The term adaptogen was first formulated in 1940 as part of N. Lazarev’s research on Chinese magnolia-vine (Schisandra chinensis). According to the definition proposed at the time, adaptogens of plant origin must meet the 3 basic criteria.

By neutralizing the effects of stress (physical, chemical, or biological), adaptogens act non-specifically. Their impact cannot be attributed to specific reactions of specific organs. After all, the body does not adapt to exceptional conditions in a fragmented way, but holistically, always striving for a state of full balance. And so we come to the next point.

Adaptogens support the achievement of homeostasis of the body, i.e. their function is to balance and counteract disorders caused by external stress. Importantly, adapting the body to stress is a process rather than a sharp, short-term state of arousal, such as caffeine.

Finally, and most importantly: adaptogens cannot harm the normal functions of the body. Although at this point there is a somewhat abstract, Hypocrateian principle of “first of all do no harm”, this is all very practical: adaptogens cannot be toxic. They must not have side effects or cause addiction. They must also not cause over-stimulation and normal perception and reactions of the body must remain undisturbed.

Is Kava an adaptogen?

Kava’s abilities fit perfectly with the above criteria. In situations of physical or emotional stress, Kava’s roots help the body regain its inner balance and adapt. They reduce anxiety and muscle stiffness, neutralize defensive reactions, support regeneration (especially during sleep), calm both the body and mind, without interfering with cognitive functions. Kava works truly universally and holistically. Suffice to say that the traditions of the Pacific islands have been widely used as a tonic in the treatment of infections, combating muscle and menstrual pain, insomnia, but also a number of psychological problems disrupting the balance of the body.

On the other hand Kava is not (yet?) mentioned among the narrow group of the most well-known adaptogens, like Ashwagandha (Withania somnifera), Chinese magnolia-vine (Schisandra chinensis), Ginseng (Panax ginseng), Mountain Rosary (Rhodiola rosea), Gotu kola (Centella asiatica), Astragalus (Astragalus membranaceus), Waterhyssop (Bacopa monnieri) or Siberian ginseng (Eleutherococcus senticosus).
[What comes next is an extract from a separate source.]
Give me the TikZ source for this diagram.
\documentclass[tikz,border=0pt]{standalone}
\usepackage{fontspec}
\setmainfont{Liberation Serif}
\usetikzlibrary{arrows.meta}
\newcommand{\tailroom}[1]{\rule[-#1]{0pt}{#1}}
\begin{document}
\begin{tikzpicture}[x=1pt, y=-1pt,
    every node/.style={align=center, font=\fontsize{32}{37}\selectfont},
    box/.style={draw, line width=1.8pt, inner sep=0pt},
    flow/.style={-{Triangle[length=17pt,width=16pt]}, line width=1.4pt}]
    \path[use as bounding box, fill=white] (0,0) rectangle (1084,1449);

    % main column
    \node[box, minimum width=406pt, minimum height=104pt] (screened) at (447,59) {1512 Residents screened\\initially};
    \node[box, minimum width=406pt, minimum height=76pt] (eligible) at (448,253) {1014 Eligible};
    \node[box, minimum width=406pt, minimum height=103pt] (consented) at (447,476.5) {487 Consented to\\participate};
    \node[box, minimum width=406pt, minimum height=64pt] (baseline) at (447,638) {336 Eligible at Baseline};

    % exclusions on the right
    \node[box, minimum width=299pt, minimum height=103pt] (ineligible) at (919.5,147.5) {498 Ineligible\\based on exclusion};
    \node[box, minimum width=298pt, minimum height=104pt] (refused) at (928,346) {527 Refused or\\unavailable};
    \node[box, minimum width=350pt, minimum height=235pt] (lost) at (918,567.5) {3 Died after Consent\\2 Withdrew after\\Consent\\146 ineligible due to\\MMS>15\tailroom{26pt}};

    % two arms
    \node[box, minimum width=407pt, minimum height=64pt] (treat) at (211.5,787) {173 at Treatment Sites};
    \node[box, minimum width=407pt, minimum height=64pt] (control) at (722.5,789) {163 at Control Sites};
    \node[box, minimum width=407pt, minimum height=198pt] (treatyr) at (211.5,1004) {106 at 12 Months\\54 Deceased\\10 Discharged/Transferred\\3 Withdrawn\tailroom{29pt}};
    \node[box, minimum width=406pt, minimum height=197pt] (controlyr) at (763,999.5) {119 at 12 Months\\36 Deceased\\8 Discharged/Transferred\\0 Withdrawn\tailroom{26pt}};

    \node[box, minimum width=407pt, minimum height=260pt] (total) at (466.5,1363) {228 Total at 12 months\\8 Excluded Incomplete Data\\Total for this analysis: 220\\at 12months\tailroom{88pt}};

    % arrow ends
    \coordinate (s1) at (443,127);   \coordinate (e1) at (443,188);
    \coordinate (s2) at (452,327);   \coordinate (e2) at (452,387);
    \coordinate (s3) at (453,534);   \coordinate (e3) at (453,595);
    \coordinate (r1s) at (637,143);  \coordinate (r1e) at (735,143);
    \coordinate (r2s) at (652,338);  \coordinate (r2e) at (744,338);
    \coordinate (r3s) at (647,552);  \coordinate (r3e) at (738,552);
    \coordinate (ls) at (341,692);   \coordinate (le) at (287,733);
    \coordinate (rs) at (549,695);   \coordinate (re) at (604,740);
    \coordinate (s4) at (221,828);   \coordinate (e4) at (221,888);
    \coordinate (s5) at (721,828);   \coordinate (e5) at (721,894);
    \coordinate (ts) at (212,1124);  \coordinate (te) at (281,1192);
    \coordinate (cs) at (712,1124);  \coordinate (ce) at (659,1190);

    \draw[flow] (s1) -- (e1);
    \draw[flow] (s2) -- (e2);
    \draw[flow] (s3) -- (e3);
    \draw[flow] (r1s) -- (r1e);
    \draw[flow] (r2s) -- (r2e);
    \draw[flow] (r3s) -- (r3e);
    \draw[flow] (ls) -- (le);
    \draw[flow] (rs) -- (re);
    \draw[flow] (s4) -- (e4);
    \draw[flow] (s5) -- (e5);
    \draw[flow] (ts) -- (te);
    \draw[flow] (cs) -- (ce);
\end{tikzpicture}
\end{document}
It is the plants indicated above that have primarily shaped the modern understanding of adaptogens; thanks to research into their properties, we can today identify some common, adaptive patterns of action.

Effects of adaptogens

Physiologically speaking, the body’s basic adaptive processes are associated with a system called the HPA axis, namely the hypothalamus, pituitary gland, and adrenal glands. In the adrenal glands, hormones are produced that are crucial for the response to stress (so-called stress hormones, e.g. cortisol, active in situations of struggle or flight, as well as affecting the functioning of the immune system). Primarily this area is actively supported by adaptogens.

Specifically, the action of selected adaptogens can also be indicated in the below examples:

– help with hormonal processes,
– support of the immune system,
– support of thought processes and cognitive function in stressful situations,
– better energy and efficiency (in situations of stress-induced weakness),
– improvement of well-being, reducing the effects of depression,
– help with maintaining normal blood sugar levels (stress-impaired),
– antioxidant potential.

The effect of adaptogens can be compared to strenuous exercise. Physical exertion is a stress for the body (e.g. a reaction to exhausting resources, especially when exercising rarely or not at all). Regular exercise, however, allows us to better cope with the effort: we get less tired, control the heart rate, etc. Using adaptogens is like “training” the body to better cope with the negative effects of stress (metaphor of Dr. Brenda Powell, Center for Integrative and Lifestyle Medicine, Cleveland Clinic’s Wellness Institute – Time).

Before stress and the associated effort come, before our body takes the trouble to adapt to new conditions and restore balance, we recommend “practicing ” inner peace over the Kavaha bowl.

Ps. You don’t have to be an Olympian for this!